In Robinson v. Walker, 45 Mo. 118, the court says: "A literal compliance with the requirements of the statute in this respect is always held to be essential. It is the only way in which the Appellate Court can acquire jurisdiction of the subject-matter of the former trial. It is res adjudicata, and if reopened it must be according to law, and the law is too plain to admit of construction. The only question that can be raised is, the effect of the appearance of the plaintiff in the Circuit Court. It has often been held that the appearance of a party by joining issue, or by any other action that shall indicate an intention to prosecute or defend the suit upon the merits, shall be deemed a waiver of a defect in the process or notice under which the appearance is had. But in every case of this kind the court had jurisdiction of the subject-matter, and it might with reason be said that a voluntary appearance is well enough. But the Circuit Court has no jurisdiction of a matter already decided on in another court, and especially in actions of forcible entry and detainer, exclusively cognizable before a justice of the peace, unless it is brought into court under the statute and according to its provisions; and when it has no such jurisdiction the consent of the parties cannot give it."
The appellant refers to the case in this court, State v. Dexter, 10 R.I. 341, as settling the law in her favor.
There an appeal was allowed from the order of a town council laying out a highway, although the appeal was not taken till long after the period allowed by the general law.
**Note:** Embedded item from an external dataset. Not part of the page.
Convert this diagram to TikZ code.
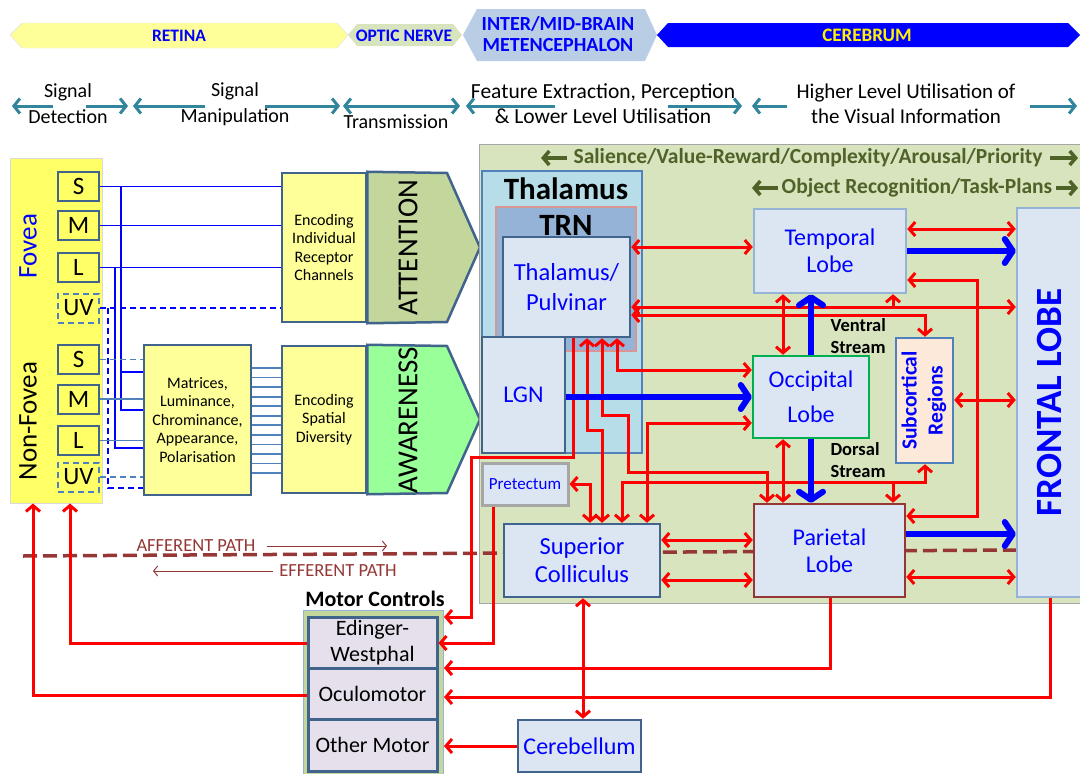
\documentclass[tikz,border=0pt]{standalone}
\usepackage{fontspec}
\setmainfont{Carlito}
\usepackage{graphicx}
\usepackage{tikz}
\usetikzlibrary{arrows.meta}

\definecolor{eyeY}{HTML}{FFFF66}
\definecolor{paleY}{HTML}{FFFF99}
\definecolor{opticG}{HTML}{D7E4BD}
\definecolor{brainB}{HTML}{B9CDE5}
\definecolor{tealA}{HTML}{31859C}
\definecolor{edgeB}{HTML}{41648C}
\definecolor{boxF}{HTML}{DCE6F2}
\definecolor{thalB}{HTML}{B7DEE8}
\definecolor{trnB}{HTML}{95B3D7}
\definecolor{trnE}{HTML}{D99694}
\definecolor{attG}{HTML}{C3D69B}
\definecolor{awaG}{HTML}{99FF99}
\definecolor{motorF}{HTML}{E6E0EC}
\definecolor{subF}{HTML}{FDE9D9}
\definecolor{cueG}{HTML}{4F6228}
\definecolor{pathR}{HTML}{953735}
\definecolor{steelB}{HTML}{4F81BD}
\definecolor{occG}{HTML}{00B050}

\tikzset{
  >={Straight Barb[length=6pt,width=14pt]},
  rline/.style={draw=red, line width=3pt},
  bline/.style={draw=blue, line width=6pt, >={Straight Barb[length=8pt,width=24pt,round]}},
  stagearr/.style={draw=tealA, line width=3pt, >={Straight Barb[length=6pt,width=15pt]}},
  cuearr/.style={draw=cueG, line width=3.5pt, >={Straight Barb[length=6pt,width=14pt]}},
  fib/.style={draw=blue, line width=1.3pt},
  fibs/.style={draw=steelB, line width=1.8pt},
  uvdash/.style={dash pattern=on 6pt off 4pt},
  part/.style={text=blue, align=center, font=\bfseries\fontsize{17.5}{21}\selectfont},
  stage/.style={align=center, font=\fontsize{20}{26}\selectfont},
  cue/.style={text=cueG, font=\bfseries\fontsize{21.5}{24}\selectfont},
  cone/.style={draw=edgeB, fill=eyeY, line width=2pt, minimum width=41, minimum height=29, inner sep=0pt, font=\fontsize{25}{30}\selectfont},
  encbox/.style={draw=edgeB, fill=paleY, line width=2.5pt, align=center, inner sep=0pt, font=\fontsize{16}{18.5}\selectfont},
  lobe/.style={draw=edgeB, fill=boxF, line width=2.5pt, align=center, inner sep=0pt, text=blue, font=\fontsize{24}{27}\selectfont},
  motor/.style={draw=edgeB, fill=motorF, line width=3pt, align=center, inner sep=0pt, minimum width=129, minimum height=51, font=\fontsize{22}{26}\selectfont},
  streamlbl/.style={anchor=west, align=left, font=\bfseries\fontsize{18.5}{22}\selectfont},
  pathlbl/.style={text=pathR, font=\fontsize{18.5}{20}\selectfont},
  upright/.style={rotate=90, font=\fontsize{27}{32}\selectfont}
}

\begin{document}
\begin{tikzpicture}[x=1pt,y=-1pt]
    \useasboundingbox (0,0) rectangle (1080,774);

    % Banner of the parts of the visual pathway
    \filldraw[draw=black!12, fill=paleY] (10,35) -- (22,23) -- (337,23) -- (348,35) -- (337,48) -- (22,48) -- cycle;
    \node[part] (retina) at (179,35.5) {RETINA};
    \fill[opticG] (348,35) -- (357,24) -- (453,24) -- (462,35) -- (453,46) -- (357,46) -- cycle;
    \node[part] (optic) at (404,35.5) {OPTIC NERVE};
    \fill[brainB] (463,35) -- (477,9) -- (645,9) -- (657,35) -- (645,61) -- (477,61) -- cycle;
    \node[part, font=\bfseries\fontsize{20}{21}\selectfont] (brain) at (558,34) {INTER/MID-BRAIN\\METENCEPHALON};
    \fill[blue] (657,35) -- (668,23) -- (1068,23) -- (1080,35) -- (1068,47) -- (668,47) -- cycle;
    \node[part, text=yellow, font=\bfseries\fontsize{19}{21}\selectfont] (cerebrum) at (867,35.5) {CEREBRUM};

    % Processing stages with their arrows
    \node[stage] (detect) at (68,104) {Signal\\Detection};
    \draw[stagearr,->] (53,106) -- (12,106);
    \draw[stagearr,->] (86,106) -- (128,106);
    \node[stage] (manip) at (235,104) {Signal\\Manipulation};
    \draw[stagearr,->] (205,106) -- (133,106);
    \draw[stagearr,->] (265,106) -- (340,106);
    \node[stage] (transm) at (396,122) {Transmission};
    \draw[stagearr,<->] (343,106) -- (460,106);
    \node[stage, font=\fontsize{21.5}{25}\selectfont] (feature) at (603,103.5) {Feature Extraction, Perception\\\& Lower Level Utilisation};
    \draw[stagearr,->] (555,106) -- (466,106);
    \draw[stagearr,->] (668,106) -- (742,106);
    \node[stage, font=\fontsize{21}{25}\selectfont] (higher) at (906,103.5) {Higher Level Utilisation of\\the Visual Information};
    \draw[stagearr,->] (787,106) -- (752,106);
    \draw[stagearr,->] (1030,106) -- (1077,106);

    % Retina with its receptors
    \node[draw=black!15, fill=eyeY, line width=1pt, minimum width=92, minimum height=345] (eye) at (56,330.5) {};
    \node[upright, text=blue] (fovea) at (28,246) {Fovea};
    \node[upright] (nonfovea) at (28,421) {Non-Fovea};
    \node[cone] (fS) at (78.5,186.5) {S};
    \node[cone] (fM) at (78.5,225.5) {M};
    \node[cone] (fL) at (78.5,267.5) {L};
    \node[cone, draw=steelB, uvdash] (fUV) at (78.5,308) {UV};
    \node[cone] (nS) at (78.5,359.5) {S};
    \node[cone] (nM) at (78.5,399) {M};
    \node[cone] (nL) at (78.5,440.5) {L};
    \node[cone, draw=steelB, uvdash] (nUV) at (78.5,477) {UV};

    % Encoding boxes
    \node[encbox, minimum width=84, minimum height=149] (enc1) at (324,247.5) {Encoding\\Individual\\Receptor\\Channels};
    \node[encbox, minimum width=84, minimum height=147] (enc2) at (324,419.5) {Encoding\\Spatial\\Diversity};
    \node[encbox, minimum width=107, minimum height=150] (mat) at (197.5,420) {Matrices,\\Luminance,\\Chrominance,\\Appearance,\\Polarisation};

    % Attention and awareness
    \draw[edgeB, fill=attG, line width=2.5pt] (enc1.north east) -- (447,173) -- (480,247.5) -- (447,322) -- (enc1.south east) -- cycle;
    \node[upright, font=\fontsize{29}{32}\selectfont] (attention) at (408,247.5) {ATTENTION};
    \draw[edgeB, fill=awaG, line width=2.5pt] (enc2.north east) -- (447,346) -- (480,419.5) -- (447,493) -- (enc2.south east) -- cycle;
    \node[upright, font=\fontsize{29}{32}\selectfont] (awareness) at (408,420) {AWARENESS};

    % Fibres from the fovea
    \draw[fib] (fS.east) -- (fS.east -| enc1.west);
    \draw[fib] (fM.east) -- (fM.east -| enc1.west);
    \draw[fib] (fL.east) -- (fL.east -| enc1.west);
    \draw[fib, uvdash] (fUV.east) -- (fUV.east -| enc1.west);
    \draw[fib] (fS.east -| 121,0) -- (121,410) -- (mat.west |- 0,410);
    \draw[fib] (121,372) -- (mat.west |- 0,372);
    \draw[fib] (fL.east -| 115,0) -- (115,448) -- (mat.west |- 0,448);
    \draw[fib, uvdash] (fUV.east -| 108,0) -- (108,488) -- (mat.west |- 0,488);

    % Fibres from the non-fovea
    \draw[fibs, uvdash] (nS.east) -- (nS.east -| mat.west);
    \draw[fibs] (nM.east) -- (nM.east -| mat.west);
    \draw[fibs] (nL.east) -- (nL.east -| mat.west);
    \draw[fibs, uvdash] (nUV.east) -- (nUV.east -| mat.west);
    \foreach \i in {0,...,11} {
        \pgfmathsetmacro\yy{368+9.55*\i}
        \draw[fibs] (mat.east |- 0,\yy) -- (enc2.west |- 0,\yy);
    }

    % Cortex region
    \filldraw[draw=black!35, fill=opticG, line width=1pt] (479,144) rectangle (1085,603);
    \node[cue] (salience) at (808,158) {Salience/Value-Reward/Complexity/Arousal/Priority};
    \draw[cuearr,->] (567,158) -- (541,158);
    \draw[cuearr,->] (1050,158) -- (1078,158);
    \node[cue] (objrec) at (917,188) {Object Recognition/Task-Plans};
    \draw[cuearr,->] (778,188) -- (752,188);
    \draw[cuearr,->] (1056,188) -- (1078,188);

    % Afferent / efferent boundary
    \draw[pathR, line width=3.5pt, dash pattern=on 14pt off 6pt] (23,556) -- (1016,550);
    \node[pathlbl] (aff) at (196,546) {AFFERENT PATH};
    \draw[pathR, line width=1pt, -{Straight Barb[length=4pt,width=10pt]}] (267,546) -- (387,546);
    \node[pathlbl] (eff) at (338,571) {EFFERENT PATH};
    \draw[pathR, line width=1pt, -{Straight Barb[length=4pt,width=10pt]}] (273,571) -- (153,571);

    % Thalamus
    \node[draw=steelB, fill=thalB, line width=2pt, minimum width=160, minimum height=282] (thalamus) at (562,312) {};
    \node[font=\bfseries\fontsize{31}{32}\selectfont] (thaltitle) at (566,189) {Thalamus};
    \node[draw=trnE, fill=trnB, line width=2.5pt, minimum width=140, minimum height=144] (trn) at (566,279) {};
    \node[font=\bfseries\fontsize{31}{32}\selectfont] (trntitle) at (566,225) {TRN};
    \node[lobe, minimum width=127, minimum height=100, font=\fontsize{24.5}{30}\selectfont] (pulv) at (566.5,287) {Thalamus/\\Pulvinar};
    \node[lobe, minimum width=83, minimum height=116] (lgn) at (523.5,395) {LGN};
    \node[lobe, draw=black!35, line width=3pt, minimum width=86, minimum height=42, font=\fontsize{17}{17}\selectfont] (pretectum) at (525,484) {Pretectum};

    % Lobes and other regions
    \node[lobe, draw=trnB, minimum width=152, minimum height=84] (temporal) at (830,251) {Temporal\\Lobe};
    \node[lobe, draw=occG, minimum width=116, minimum height=82, font=\fontsize{24}{35}\selectfont] (occipital) at (811,397) {Occipital\\Lobe};
    \node[lobe, draw=steelB, fill=subF, minimum width=57, minimum height=125, font=\bfseries\fontsize{21.5}{26}\selectfont] (sub) at (924.5,400.5) {\rotatebox{90}{\begin{tabular}{@{}c@{}}Subcortical\\Regions\end{tabular}}};
    \node[lobe, draw=trnB, minimum width=65, minimum height=389, font=\bfseries\fontsize{37}{40}\selectfont] (frontal) at (1049.5,402.5) {\rotatebox{90}{FRONTAL LOBE}};
    \node[lobe, draw=pathR, minimum width=151, minimum height=93] (parietal) at (829.5,550.5) {Parietal\\Lobe};
    \node[lobe, minimum width=156, minimum height=73, font=\fontsize{24.5}{28}\selectfont] (sc) at (582,560.5) {Superior\\Colliculus};
    \node[lobe, minimum width=123, minimum height=52] (cerebellum) at (579.5,746) {Cerebellum};
    \node[streamlbl] (ventral) at (827,336) {Ventral\\Stream};
    \node[streamlbl] (dorsal) at (827,460.5) {Dorsal\\Stream};

    % Motor controls
    \node[draw=trnB, fill=attG, line width=1pt, minimum width=140, minimum height=175, anchor=north west] (motorbox) at (303,610) {};
    \node[font=\bfseries\fontsize{22}{24}\selectfont] (motortitle) at (375,599) {Motor Controls};
    \node[motor] (edinger) at (372.5,642.5) {Edinger-\\Westphal};
    \node[motor] (oculo) at (372.5,693.5) {Oculomotor};
    \node[motor, minimum height=52] (other) at (372.5,745) {Other Motor};

    % Red pathways
    \draw[rline,<->] (pulv.east |- 0,247) -- (temporal.west |- 0,247);
    \draw[rline,<->] (pulv.east |- 0,307) -- (frontal.west |- 0,307);
    \draw[rline,->] (893,307) -- (temporal.south -| 893,0);
    \draw[rline,<->] (pulv.east |- 0,315) -| (sub.north -| 925,0);
    \draw[rline,<->] (temporal.south -| 783,0) -- (occipital.north -| 783,0);
    \draw[rline,<->] (temporal.east |- 0,229) -- (frontal.west |- 0,229);
    \draw[rline,<->] (temporal.east |- 0,280) -| (977,516) -- (parietal.east |- 0,516);
    \draw[rline,<->] (sub.east |- 0,400) -- (frontal.west |- 0,400);
    \draw[rline,<->] (parietal.east |- 0,577) -- (frontal.west |- 0,577);
    \draw[rline,<->] (occipital.south -| 783,0) -- (parietal.north -| 783,0);
    \draw[rline,<->] (sc.north -| 622,0) |- (925,482) -- (sub.south -| 925,0);
    \draw[rline,->] (893,482) -- (parietal.north -| 893,0);
    \draw[rline,<->] (pulv.south -| 602,0) -- (602,415) -- (628,415) -- (628,472) -| (parietal.north -| 767,0);
    \draw[rline,<->] (pulv.south -| 587,0) -- (587,430) -| (sc.north -| 602,0);
    \draw[rline,<->] (pulv.south -| 617,0) |- (occipital.west |- 0,370);
    \draw[rline,<->] (sc.north -| 647,0) |- (occipital.west |- 0,423);
    \draw[rline,<->] (pretectum.east) -| (sc.north -| 590,0);
    \draw[rline,->] (pulv.south -| 573,0) -- (573,457) -- (471,457) |- (motorbox.east |- 0,617);
    \draw[rline,->] (pretectum.south -| 493,0) |- (edinger.east |- 0,643);
    \draw[rline,->] (parietal.south -| 830,0) |- (motorbox.east |- 0,668);
    \draw[rline,->] (frontal.south -| 1050,0) |- (motorbox.east |- 0,697);
    \draw[rline,<->] (sc.south -| 583,0) -- (cerebellum.north -| 583,0);
    \draw[rline,->] (cerebellum.west) -- (motorbox.east |- cerebellum.west);
    \draw[rline,->] (edinger.west |- 0,643) -| (eye.south -| 70,0);
    \draw[rline,->] (oculo.west |- 0,695) -| (eye.south -| 33,0);
    \draw[rline,<->] (sc.east |- 0,540) -- (parietal.west |- 0,540);
    \draw[rline,<->] (sc.east |- 0,580) -- (parietal.west |- 0,580);

    % Blue streams
    \draw[bline,->] (lgn.east |- 0,397) -- (occipital.west |- 0,397);
    \draw[bline,->] (occipital.north -| 811,0) -- (temporal.south -| 811,0);
    \draw[bline,->] (occipital.south -| 811,0) -- (parietal.north -| 811,0);
    \draw[bline,->] (temporal.east) -- (frontal.west |- temporal.east);
    \draw[bline,->] (parietal.east |- 0,534) -- (frontal.west |- 0,534);

\end{tikzpicture}
\end{document}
In that case, however, the consenting party was the State of Rhode Island, and the consent was expressed by resolution of the General Assembly. The party there, being the sovereign power, was competent to cure the defect of want of jurisdiction of the subject-matter as well as to represent the public, the party adversely interested to the appellant.
In the case at bar, the appellee has not the power to confer jurisdiction upon this court either expressly or by waiving a statutory provision which is an essential prerequisite to its exercise.
The motion to dismiss must be granted.